Bottom Line (Callaghan Brothers #8)

He said he was waiting for her to be ready, but was that really true? Or was he, on some level, biding his time, waiting to see the results of the biopsies before taking that last, final step?

Oh, he was pampering her, taking care of her, saying and doing all the right things. He even took her to meet his sister. And he had shown her the ring. But none of that was as irreversible as a proposal, was it? Maybe he would find out something else about her and just stop coming by again. It had been so easy for him to do so once. What guarantee was there that he wouldn’t do so again?

And, if she hadn’t been in the hospital when he’d finally called, would she even be thinking about this? Or would Aidan be spending his nights elsewhere?

The thought was too painful to contemplate for more than a brief moment or two. No matter what, Mary knew she was in love with him. It was one of the things that was making this so hard. If she didn’t want him so much, didn’t want the fairy tale ending so badly, she wouldn’t be feeling so conflicted.

When she was with him, it was impossible to doubt anything he said. One look from those golden eyes, one masterful stroke from those long, skilled fingers and she was lost. She wasn’t complaining; she’d never felt as good as she did when she was in Aidan’s arms. But it tended to wreak havoc on her normally logical, reasonable thought processes. Here, at least, in the peaceful quiet of her little sanctuary, she could try to be objective.

“Time’s up, Mare.” Andrew stuck his head through the inner greenhouse door. “Time to go.”

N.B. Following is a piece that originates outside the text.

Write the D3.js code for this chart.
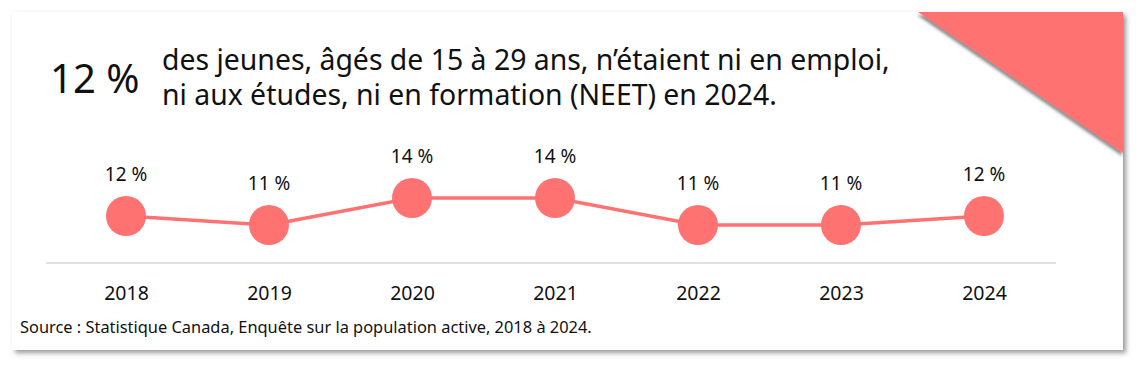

“In a little bit,” Mary called absently. Perhaps it was cowardly of her to attempt to hide behind the trio of enormous weeping ficus trees she’d been trimming, but she was not an overly proud woman. She thought she’d gotten away with it, too, until she felt the brush of familiar fingers at her elbow.

“Nice try, baby,” Aidan murmured in her ear, making her nipples instantly harden. “I knew I couldn’t trust you.”

“You can trust me,” she sniffed indignantly, wishing it sounded a bit more mature and a smidge less petulant. “I just lost track of time.”

He chuckled, his hands tracing along the sides of her waist, hesitating along the swells of her breasts before beginning their descent. “You know, you’re sexy when you’re in your element like this,” he crooned, moving closer behind her.

His fingers played about the waistband on her pants, skimming along her skin. While the apron covered her fully from the front, only thin strings tied at the back. Before she could fully realize what he was doing, her pants were down around her ankles and those wicked fingers were probing her slick folds.

She inhaled sharply, and before she’d let the breath back out, he was sliding into her.

“Aidan!” she hissed, grabbing on to the bases of two of the ficuses, “we are in a greenhouse. Made of glass.”

“Mmmm,” he said, leaning over to kiss her neck. “Good thing the windows are foggy then.”

He slid in and out of her as if they had all the time and privacy in the world, long, lush strokes that filled her deeply. When he felt her tensing around him, he wrapped his hand around her mouth and pumped hard and fast, throwing her over the edge. The rush of wet heat deep inside her told her he’d followed right after her.

Aidan gracefully pulled up her pants and did up his own before turning her around and kissing her passionately. “Who knew that plants could be so arousing? I think we should have a whole room filled with nothing but plants and pillows and a Liberator chair or two. What do you say?”

He pushed from behind, his larger, harder body like a sexy bulldozer until she was out of the greenhouse and back in the shop. Mary was speechless. Aidan grinned at her as if he hadn’t just made love to her in the middle of the afternoon in her own greenhouse where anyone might have walked in and seen them.

Although she had to admit, it had been exciting.

“Come on, baby, a deal’s a deal. Half days this week.” Aidan had deftly managed to remove her apron and was holding out her coat for her to slip her arms into while Andrew and Becky watched. Andrew looked amused. Becky looked star-struck.

Aidan gently pushed her out the door. “Don’t you have anything better to do, like run a multi-million dollar resort or something?”” she griped, but there was no bite to her words. It was hard to come across as genuinely annoyed when all she really felt like doing was purring.

He gave her a crooked smile. “Better? No, Mary, there is nothing more important to me than taking care of you. Besides,” he added with a wink as he pulled away from the curb. “that is exactly where we’re going.”

“I’m not dressed to go to the Celtic Goddess!” she panicked, looking at the dirt still under her fingernails.